EXERCISE INSTRUCTIONS: Which lines contain the string "document"? Please list every one of them.

MATERIAL:
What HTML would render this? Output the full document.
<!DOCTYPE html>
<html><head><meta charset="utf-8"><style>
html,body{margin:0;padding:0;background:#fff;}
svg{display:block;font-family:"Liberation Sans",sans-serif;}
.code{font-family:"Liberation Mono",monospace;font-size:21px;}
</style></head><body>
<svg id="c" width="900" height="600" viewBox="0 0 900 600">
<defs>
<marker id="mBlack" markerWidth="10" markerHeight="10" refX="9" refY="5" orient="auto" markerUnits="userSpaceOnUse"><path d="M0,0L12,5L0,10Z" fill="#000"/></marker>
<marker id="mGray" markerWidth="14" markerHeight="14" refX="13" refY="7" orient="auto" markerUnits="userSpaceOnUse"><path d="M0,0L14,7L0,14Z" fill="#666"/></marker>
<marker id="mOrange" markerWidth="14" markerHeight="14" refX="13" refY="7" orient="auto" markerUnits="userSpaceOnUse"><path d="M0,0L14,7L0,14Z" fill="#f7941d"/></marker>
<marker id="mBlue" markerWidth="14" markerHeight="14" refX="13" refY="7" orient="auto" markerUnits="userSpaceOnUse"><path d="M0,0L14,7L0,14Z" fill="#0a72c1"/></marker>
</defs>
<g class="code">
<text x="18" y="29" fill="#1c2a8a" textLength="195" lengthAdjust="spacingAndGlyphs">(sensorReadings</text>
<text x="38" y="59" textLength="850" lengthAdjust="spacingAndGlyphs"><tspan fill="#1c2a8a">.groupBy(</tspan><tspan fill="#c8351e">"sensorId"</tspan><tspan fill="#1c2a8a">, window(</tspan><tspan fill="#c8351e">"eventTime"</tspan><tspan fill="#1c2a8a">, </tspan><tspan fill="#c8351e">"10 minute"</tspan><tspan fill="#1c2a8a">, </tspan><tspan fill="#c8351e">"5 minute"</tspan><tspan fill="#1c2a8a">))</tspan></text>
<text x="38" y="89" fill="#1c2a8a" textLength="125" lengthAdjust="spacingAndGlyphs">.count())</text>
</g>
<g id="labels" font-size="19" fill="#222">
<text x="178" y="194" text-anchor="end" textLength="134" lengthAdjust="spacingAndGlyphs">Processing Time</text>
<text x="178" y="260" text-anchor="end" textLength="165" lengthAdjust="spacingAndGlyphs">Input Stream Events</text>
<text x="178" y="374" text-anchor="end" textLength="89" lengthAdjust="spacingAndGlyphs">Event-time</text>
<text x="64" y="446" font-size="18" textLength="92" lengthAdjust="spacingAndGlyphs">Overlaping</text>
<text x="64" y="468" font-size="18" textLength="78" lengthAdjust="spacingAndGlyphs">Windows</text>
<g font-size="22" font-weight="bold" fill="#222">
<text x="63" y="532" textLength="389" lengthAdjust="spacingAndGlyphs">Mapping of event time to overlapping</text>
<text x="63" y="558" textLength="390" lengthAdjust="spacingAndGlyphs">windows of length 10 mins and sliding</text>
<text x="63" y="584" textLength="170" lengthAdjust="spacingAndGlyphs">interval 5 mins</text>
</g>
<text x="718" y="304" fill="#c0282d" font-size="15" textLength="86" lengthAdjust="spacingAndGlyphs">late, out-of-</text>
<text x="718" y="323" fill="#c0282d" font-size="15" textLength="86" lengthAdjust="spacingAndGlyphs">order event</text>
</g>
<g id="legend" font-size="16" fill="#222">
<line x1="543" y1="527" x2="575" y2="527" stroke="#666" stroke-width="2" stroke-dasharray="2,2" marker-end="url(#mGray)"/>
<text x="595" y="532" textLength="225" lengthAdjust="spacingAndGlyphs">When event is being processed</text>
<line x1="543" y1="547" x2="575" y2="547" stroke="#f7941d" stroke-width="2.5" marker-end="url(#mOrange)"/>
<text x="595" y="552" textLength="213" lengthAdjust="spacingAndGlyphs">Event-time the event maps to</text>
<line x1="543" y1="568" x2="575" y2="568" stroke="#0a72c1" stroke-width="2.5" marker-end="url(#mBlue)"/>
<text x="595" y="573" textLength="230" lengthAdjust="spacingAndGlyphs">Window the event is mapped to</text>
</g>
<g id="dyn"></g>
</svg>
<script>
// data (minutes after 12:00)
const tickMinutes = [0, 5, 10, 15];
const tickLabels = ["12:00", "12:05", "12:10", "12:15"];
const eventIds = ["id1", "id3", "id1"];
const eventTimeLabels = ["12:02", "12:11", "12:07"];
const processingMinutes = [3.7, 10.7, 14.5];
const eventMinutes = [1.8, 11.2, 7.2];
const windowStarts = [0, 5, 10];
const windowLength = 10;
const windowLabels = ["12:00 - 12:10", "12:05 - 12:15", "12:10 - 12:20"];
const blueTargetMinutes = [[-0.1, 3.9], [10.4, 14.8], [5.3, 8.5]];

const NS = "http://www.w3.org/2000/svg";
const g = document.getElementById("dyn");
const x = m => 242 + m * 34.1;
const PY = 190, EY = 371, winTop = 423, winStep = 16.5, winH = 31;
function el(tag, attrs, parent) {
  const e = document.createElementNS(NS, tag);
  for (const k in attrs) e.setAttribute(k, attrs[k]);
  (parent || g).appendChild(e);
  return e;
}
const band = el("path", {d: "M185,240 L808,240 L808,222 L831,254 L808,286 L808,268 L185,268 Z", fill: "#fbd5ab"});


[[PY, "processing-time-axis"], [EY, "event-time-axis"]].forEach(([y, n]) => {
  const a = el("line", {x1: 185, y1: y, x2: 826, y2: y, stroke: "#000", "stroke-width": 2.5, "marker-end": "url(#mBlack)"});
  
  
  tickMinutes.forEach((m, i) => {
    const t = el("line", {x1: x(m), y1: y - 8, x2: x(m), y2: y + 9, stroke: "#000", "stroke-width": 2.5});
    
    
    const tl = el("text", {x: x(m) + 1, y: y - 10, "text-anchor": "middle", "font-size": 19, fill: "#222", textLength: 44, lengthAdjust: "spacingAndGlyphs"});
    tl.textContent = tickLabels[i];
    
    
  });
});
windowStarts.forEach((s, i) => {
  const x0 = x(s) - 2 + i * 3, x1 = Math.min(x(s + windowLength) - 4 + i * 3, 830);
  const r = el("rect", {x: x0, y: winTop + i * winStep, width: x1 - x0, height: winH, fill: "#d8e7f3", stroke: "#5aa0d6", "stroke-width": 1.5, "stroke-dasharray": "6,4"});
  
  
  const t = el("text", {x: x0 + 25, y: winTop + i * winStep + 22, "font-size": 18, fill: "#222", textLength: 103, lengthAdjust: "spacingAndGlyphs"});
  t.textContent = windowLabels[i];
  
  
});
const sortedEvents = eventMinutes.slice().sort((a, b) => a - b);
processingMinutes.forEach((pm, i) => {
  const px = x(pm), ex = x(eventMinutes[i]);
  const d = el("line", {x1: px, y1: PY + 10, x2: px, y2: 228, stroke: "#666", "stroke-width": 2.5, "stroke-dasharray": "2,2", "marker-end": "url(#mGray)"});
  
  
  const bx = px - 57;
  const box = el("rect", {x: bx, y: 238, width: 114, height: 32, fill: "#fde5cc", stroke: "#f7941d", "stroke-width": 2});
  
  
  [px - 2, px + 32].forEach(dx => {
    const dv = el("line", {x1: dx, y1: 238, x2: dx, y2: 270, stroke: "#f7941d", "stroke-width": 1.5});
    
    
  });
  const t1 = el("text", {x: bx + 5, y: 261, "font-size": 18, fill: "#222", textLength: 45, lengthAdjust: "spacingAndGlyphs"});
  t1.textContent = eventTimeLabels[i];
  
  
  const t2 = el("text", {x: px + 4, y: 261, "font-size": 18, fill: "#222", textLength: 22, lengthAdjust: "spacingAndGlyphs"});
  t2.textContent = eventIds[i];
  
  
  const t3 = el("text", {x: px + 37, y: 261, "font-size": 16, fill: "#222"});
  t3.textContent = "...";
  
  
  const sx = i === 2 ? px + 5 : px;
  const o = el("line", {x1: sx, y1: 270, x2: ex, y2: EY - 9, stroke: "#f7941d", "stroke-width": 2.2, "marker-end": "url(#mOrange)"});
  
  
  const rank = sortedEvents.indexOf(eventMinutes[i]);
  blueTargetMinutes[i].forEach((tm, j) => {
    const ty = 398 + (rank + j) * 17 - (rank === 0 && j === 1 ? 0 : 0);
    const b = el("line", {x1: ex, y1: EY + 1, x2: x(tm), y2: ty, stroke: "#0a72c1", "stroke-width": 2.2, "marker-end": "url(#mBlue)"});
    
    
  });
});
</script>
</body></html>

ANSWER TO THE TASK:
What HTML would render this? Output the full document.
const g = document.getElementById("dyn");
  const e = document.createElementNS(NS, tag);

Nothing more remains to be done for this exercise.